Mastering the D.C. Metro in 5 Easy Stops, er, Steps

Posted on Monday, Aug 07, 2017

1. Planning is crucial in the DC Metro: Although your immediate reaction may be to rely on your ancestors’ migratory instinct and hunting prowess to find your path through the concrete jungle, you need to suppress that reptilian brain and make sure to plan ahead when riding the metro. This is especially true on the weekends and during holidays, schedules will quickly change and you may not be able to rely on another train following immediately behind the one you missed. Don’t be too proud to download the app! While it may not always update immediately it is invaluable when determining how quickly you need to hoof it to the metro to catch your train or if you can stay at happy hour just a little longer. If nothing else you can use the handy website to ensure that the metro is in fact not on fire, something not without a precedent for our illustrious metro system.​

2.Fake it until you make it: Make sure you look like you know what you’re doing on the metro, this is arguably more important than actually knowing how the metro works. People rely on the metro to commute and make it around the city, they don’t appreciate lost interns blocking up the escalators by standing on the left side (walk left stand right) or by forgetting to put money on your metro card and holding up the line. People are more than happy to explain how to get somewhere, except if you just made them miss their train. Ultimately, nothing makes you more of a local than complaining about the seemingly endless metro closures due to “safetracking” (the Metro’s trite colloquium for closing down large portions of the commuter lines under the guise of doing necessary maintenance). Do this with abandon at every happy hour you attend and no one will think you’re a tourist.  Quietly murmuring about how the metro is delayed again is a great way to earn the begrudging respect of our fellow commuters.

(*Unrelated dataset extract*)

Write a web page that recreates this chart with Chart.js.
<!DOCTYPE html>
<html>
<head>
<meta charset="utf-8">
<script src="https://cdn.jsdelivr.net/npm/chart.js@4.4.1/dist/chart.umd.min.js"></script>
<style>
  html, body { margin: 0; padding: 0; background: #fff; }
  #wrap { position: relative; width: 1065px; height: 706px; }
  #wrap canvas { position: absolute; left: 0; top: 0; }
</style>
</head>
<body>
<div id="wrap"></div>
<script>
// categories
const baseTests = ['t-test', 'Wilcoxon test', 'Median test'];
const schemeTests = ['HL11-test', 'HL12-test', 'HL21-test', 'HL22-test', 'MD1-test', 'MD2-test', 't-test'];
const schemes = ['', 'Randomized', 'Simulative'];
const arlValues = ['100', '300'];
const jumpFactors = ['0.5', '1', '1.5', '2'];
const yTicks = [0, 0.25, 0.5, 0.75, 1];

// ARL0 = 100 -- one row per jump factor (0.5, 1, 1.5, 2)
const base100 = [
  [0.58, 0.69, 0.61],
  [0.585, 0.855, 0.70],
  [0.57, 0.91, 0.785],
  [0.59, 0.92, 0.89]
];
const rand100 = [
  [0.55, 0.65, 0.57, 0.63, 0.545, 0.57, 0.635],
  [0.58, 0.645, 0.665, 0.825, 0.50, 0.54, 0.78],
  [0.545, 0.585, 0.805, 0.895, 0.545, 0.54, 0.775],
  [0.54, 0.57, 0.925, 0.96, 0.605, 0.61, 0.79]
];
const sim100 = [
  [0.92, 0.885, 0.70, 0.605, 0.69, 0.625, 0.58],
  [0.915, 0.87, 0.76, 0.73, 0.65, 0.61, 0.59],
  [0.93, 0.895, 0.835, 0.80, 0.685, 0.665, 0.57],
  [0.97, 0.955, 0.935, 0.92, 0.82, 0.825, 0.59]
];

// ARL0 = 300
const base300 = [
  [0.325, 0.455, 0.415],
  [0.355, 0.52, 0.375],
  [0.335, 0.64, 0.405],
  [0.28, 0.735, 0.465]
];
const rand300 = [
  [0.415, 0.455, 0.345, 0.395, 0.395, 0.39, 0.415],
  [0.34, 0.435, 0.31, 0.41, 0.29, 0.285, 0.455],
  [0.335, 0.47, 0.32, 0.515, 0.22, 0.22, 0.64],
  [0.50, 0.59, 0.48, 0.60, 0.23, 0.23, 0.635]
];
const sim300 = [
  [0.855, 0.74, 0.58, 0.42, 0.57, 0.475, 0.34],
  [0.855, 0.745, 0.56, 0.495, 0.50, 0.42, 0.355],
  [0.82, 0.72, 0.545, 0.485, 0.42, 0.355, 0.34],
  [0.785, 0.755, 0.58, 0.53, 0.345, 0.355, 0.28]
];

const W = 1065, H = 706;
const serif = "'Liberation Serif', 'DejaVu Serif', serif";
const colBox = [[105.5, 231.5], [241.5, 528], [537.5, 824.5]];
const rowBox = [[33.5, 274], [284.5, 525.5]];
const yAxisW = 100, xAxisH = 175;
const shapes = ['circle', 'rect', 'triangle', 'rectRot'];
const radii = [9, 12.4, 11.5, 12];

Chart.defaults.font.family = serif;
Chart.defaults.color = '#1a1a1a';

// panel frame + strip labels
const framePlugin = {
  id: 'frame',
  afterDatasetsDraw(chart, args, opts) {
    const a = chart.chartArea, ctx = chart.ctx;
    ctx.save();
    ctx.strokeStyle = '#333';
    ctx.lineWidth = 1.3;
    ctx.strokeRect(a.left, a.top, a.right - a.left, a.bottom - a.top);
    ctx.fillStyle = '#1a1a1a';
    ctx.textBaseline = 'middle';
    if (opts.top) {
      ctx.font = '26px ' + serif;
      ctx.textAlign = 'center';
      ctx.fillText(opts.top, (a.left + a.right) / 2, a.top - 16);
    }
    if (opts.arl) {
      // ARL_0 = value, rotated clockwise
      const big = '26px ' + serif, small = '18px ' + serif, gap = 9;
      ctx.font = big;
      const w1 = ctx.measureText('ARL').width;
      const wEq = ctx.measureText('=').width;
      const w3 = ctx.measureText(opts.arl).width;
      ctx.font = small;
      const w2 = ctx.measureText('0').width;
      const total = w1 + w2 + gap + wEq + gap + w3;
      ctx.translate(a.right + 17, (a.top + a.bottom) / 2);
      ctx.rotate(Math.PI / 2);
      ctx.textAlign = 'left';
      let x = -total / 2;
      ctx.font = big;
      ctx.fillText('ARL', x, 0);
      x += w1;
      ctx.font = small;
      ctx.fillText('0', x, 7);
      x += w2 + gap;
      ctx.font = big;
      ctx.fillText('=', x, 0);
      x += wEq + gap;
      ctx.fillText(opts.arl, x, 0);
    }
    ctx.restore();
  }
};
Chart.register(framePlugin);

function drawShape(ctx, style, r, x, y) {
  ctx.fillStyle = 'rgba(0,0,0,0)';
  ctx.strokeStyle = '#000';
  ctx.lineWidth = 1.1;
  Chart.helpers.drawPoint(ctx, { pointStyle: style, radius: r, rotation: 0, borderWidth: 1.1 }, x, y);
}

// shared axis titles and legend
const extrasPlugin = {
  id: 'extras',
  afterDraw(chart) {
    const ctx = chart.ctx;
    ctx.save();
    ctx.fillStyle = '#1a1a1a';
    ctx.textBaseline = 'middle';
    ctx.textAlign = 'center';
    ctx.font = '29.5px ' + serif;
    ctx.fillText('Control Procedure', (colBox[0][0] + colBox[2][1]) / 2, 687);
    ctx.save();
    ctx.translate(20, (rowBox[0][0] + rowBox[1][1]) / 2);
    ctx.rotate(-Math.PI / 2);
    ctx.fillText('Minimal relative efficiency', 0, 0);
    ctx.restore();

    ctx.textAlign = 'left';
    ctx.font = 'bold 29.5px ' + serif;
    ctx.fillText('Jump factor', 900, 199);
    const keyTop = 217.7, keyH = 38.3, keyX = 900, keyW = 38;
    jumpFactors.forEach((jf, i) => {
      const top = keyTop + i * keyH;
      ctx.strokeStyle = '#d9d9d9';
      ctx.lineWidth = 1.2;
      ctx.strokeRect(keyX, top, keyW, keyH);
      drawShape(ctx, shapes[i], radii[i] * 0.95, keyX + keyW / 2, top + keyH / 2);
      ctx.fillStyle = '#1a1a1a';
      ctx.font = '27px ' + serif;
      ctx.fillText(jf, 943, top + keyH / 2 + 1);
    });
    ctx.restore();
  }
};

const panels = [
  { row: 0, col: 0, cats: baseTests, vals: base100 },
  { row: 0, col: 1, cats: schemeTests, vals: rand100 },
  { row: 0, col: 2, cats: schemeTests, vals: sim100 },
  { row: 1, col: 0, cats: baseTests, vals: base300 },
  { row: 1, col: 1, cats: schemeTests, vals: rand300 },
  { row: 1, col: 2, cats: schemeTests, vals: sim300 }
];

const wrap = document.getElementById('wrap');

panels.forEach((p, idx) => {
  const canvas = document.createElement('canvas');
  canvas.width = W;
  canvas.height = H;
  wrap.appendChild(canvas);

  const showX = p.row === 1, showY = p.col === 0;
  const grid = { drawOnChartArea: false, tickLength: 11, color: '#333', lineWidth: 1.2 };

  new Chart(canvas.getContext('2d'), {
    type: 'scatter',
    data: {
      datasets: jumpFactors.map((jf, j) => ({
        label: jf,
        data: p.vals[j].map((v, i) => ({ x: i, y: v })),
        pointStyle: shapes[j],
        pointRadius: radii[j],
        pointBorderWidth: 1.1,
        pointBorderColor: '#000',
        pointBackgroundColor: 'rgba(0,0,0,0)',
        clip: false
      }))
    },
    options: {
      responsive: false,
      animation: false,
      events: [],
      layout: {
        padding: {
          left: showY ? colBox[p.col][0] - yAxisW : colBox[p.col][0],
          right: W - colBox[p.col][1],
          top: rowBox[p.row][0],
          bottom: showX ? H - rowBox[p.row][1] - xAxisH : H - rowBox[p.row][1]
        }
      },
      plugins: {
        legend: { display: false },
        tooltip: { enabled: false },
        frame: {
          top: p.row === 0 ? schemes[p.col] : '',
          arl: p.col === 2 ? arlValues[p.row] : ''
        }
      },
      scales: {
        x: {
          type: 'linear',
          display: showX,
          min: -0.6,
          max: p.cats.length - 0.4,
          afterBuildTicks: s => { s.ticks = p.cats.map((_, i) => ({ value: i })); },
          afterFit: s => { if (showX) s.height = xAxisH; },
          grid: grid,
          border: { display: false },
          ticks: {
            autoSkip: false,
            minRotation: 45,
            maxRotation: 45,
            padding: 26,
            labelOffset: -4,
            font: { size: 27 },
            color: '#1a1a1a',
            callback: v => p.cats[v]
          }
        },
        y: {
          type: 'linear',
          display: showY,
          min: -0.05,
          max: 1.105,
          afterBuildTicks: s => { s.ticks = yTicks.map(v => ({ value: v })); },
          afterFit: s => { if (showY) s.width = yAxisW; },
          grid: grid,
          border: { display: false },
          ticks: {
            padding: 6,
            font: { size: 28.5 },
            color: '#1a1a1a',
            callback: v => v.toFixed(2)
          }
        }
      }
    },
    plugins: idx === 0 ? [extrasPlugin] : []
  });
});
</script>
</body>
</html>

3. Bring a book: Seems simple, helps a lot.

4. Get your Routine Down: Getting into a routine really makes it much easier to navigate the subterranean chaos that is the metro home during rush hour. Once you can autopilot directly on to you stop it makes everything seem less rushed. Especially if you can work a few different redundancies into your routine. Missed the yellow line? Don’t worry you can take the blue line, it’ll just be 15 minutes longer!  Make the most of the little things that make the metro easier. Walk the extra fifteen steps to wait at the start of the platform. On a crowded metro everyone waits at the end of the line, and then rushes into the last car. Be quick to offer your seat to anyone who needs it but don’t be afraid to settle into your seat when it’s a long commute.

5. Expected the unexpected:  Forget everything in Step 4 – the metro will be delayed anywhere from 5 minutes to an hour, possibly cancelled all together. While your immediate reaction might be pure rage at such an inefficient and poorly operating transportation system, try to look on the bright side. For example, if the Blue Line stops randomly and everyone has to get off, you may get to walk by the White House. Don’t worry about being late to work due to metro-malfunction because your boss will understand (and might even be stuck on the same train). A delay can be a great opportunity to treat yourself to breakfast at the nearest Au Bon Pain and catch up on the Post.